The result is that any sequence of footsteps for a specific animal was annihilated. However, a few individual footprints remained for each. Some of these revealed a group of early humans travelling through the area1.
Based on the age of these footprints and the stone tools recovered from the site, it was inferred they were made by Homo heidelbergensis1. This species appears to have been the last common ancestor between us and Neanderthals2.
Given the quick burial of the footprints, they likely represent a very short period of activity for these early humans1, possibly even a single day. So what was a day trip like in the time of Homo heidelbergensis?
Well, it was busy. They made stone tools at this site, then used them to butcher a hippo carcase. In fact, they may have even killed that hippo. It does have carnivore damage, but it overlays the butchery marks. This suggests the carnivores only gained access to it after the human were done with it.
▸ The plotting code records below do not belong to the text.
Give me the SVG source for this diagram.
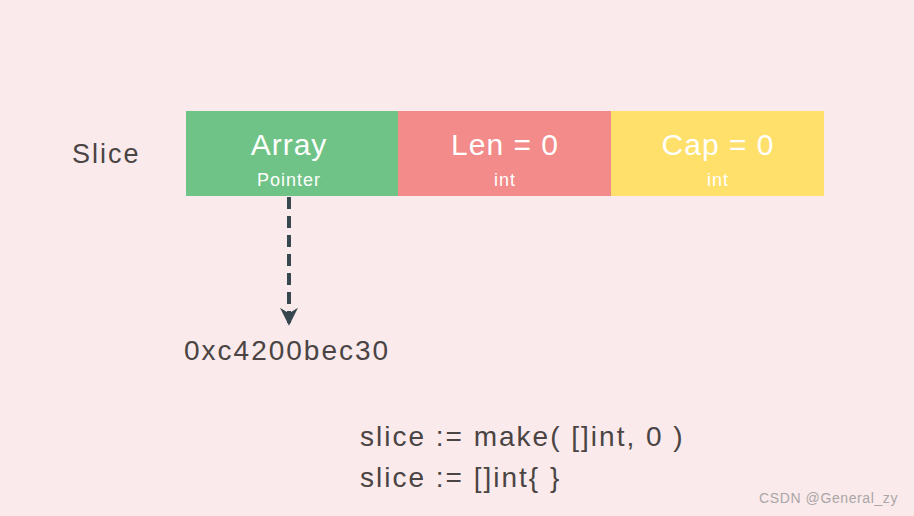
<svg xmlns="http://www.w3.org/2000/svg" width="914" height="516" viewBox="0 0 914 516">
<defs>
<style>
text{font-family:"Liberation Sans","Open Sans",Arial,sans-serif;}
.big{font-size:30px;fill:#ffffff;text-anchor:middle;letter-spacing:1px;}
.small{font-size:18px;fill:#ffffff;text-anchor:middle;letter-spacing:1px;}
.dark{fill:#4a4444;font-size:28px;letter-spacing:2px;}
</style>
<marker id="arr" viewBox="0 0 10 10" refX="9" refY="5" markerWidth="4.5" markerHeight="4.5" orient="auto" markerUnits="strokeWidth">
<path d="M0,0 L10,5 L0,10 L3,5 z" fill="#37474f"/>
</marker>
</defs>
<rect width="914" height="516" fill="#fbeaeb"/>
<text x="72" y="163" class="dark" style="font-size:27px;letter-spacing:2px">Slice</text>
<g id="array">
<rect x="186" y="111" width="212" height="85" fill="#6fc386"/>
<text x="289" y="155" class="big">Array</text>
<text x="289" y="186" class="small">Pointer</text>
</g>
<g id="len">
<rect x="398" y="111" width="213" height="85" fill="#f28b89"/>
<text x="505" y="155" class="big">Len = 0</text>
<text x="505" y="186" class="small">int</text>
</g>
<g id="cap">
<rect x="611" y="111" width="213" height="85" fill="#ffe06b"/>
<text x="718" y="155" class="big">Cap = 0</text>
<text x="718" y="186" class="small">int</text>
</g>
<g id="connectors">
<line x1="289" y1="197" x2="289" y2="324" stroke="#37474f" stroke-width="4" stroke-dasharray="12,7" marker-end="url(#arr)"/>
</g>
<g id="address">
<text x="184" y="360" class="dark">0xc4200bec30</text>
</g>
<g id="code">
<text x="360" y="446" class="dark">slice := make( []int, 0 )</text>
<text x="360" y="487" class="dark">slice := []int{ }</text>
</g>
<text x="898" y="503" style="font-size:14px;fill:#a9a6a6;text-anchor:end;letter-spacing:0.6px">CSDN @General_zy</text>
</svg>
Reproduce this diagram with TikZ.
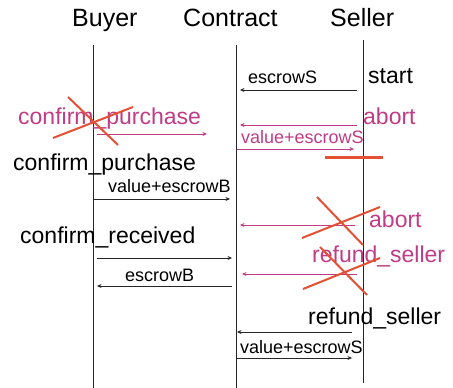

Perhaps they sought out and hunted this hippo as punishment for stomping all over this archaeological site.
So far all of this seems normal. Modern hunter-gatherers will also gather around food sources, making new tools as needed4. So it seems that, despite being separated by close to a million years, much of Homo heidelbergensis life was similar to ours.
However, things differences emerge when you start looking at the smaller footprints.
Some of the early human footprints found at the site were very small, suggesting there were very young children at this butchery and tool making site. It’s hard to make precise age estimates from mangled footprints, but it seems that the kids responsible for these tracks may be as young as six months old1.
This is fascinating for two reasons.
First, it highlights a difference in behaviour between Homo heidelbergensis and us. Modern hunter-gatherer children don’t typically join a proper hunt until their much older. Part of this may stem from the kids’ primary caregivers, the mothers, don’t take part in the hunts5. The presence of young children on a Homo heidelbergensis hunt might imply that there wasn’t this division of labour amongst them, with hunting being something both males and females did.
The second is that it highlights a possible biological difference between us. Modern kids are a bit rubbish, so normally don’t start walking until after the age of these footprints. If these Homo heidelbergensis kids were actually walking – their parents could have just plopped them in the mud – then it would imply they were maturing faster than modern babies1.
Of course, these inferences are based on tracks that have since been trampled and damaged. As such, you need to take it with a few grains of salt.
Still, it’s a fascinating glimpse into the childhood of our ancestors. A childhood where you might have had to have started helping with chores much earlier in life. That hippo isn’t going to butcher itself!
- Altamura, F., Bennett, M.R., D’Août, K., Gaudzinski-Windheuser, S., Melis, R.T., Reynolds, S.C. and Mussi, M., 2018. Archaeology and ichnology at Gombore II-2, Melka Kunture, Ethiopia: everyday life of a mixed-age hominin group 700,000 years ago. Scientific reports, 8(1), p.2815.
- Stringer, C., 2016. The origin and evolution of Homo sapiens. Phil. Trans. R. Soc. B, 371(1698), p.20150237.
- Mussi, M., Altamura, F., Bonnefille, R., De Rita, D. and Melis, R.T., 2016. The environment of the Ethiopian highlands at the Mid Pleistocene Transition: Fauna, flora and hominins in the 850-700 ka sequence of Gombore II (Melka Kunture). Quaternary Science Reviews, 149, pp.259-268.
- O’Connell, J.F., Hawkes, K. and Blurton-Jones, N.G., 1992. Patterns in the distribution, site structure and assemblage composition of Hadza kill-butchering sites. Journal of Archaeological Science, 19(3), pp.319-345.
- MacDonald, K., 2007. Cross-cultural comparison of learning in human hunting. Human Nature, 18(4), pp.386-402.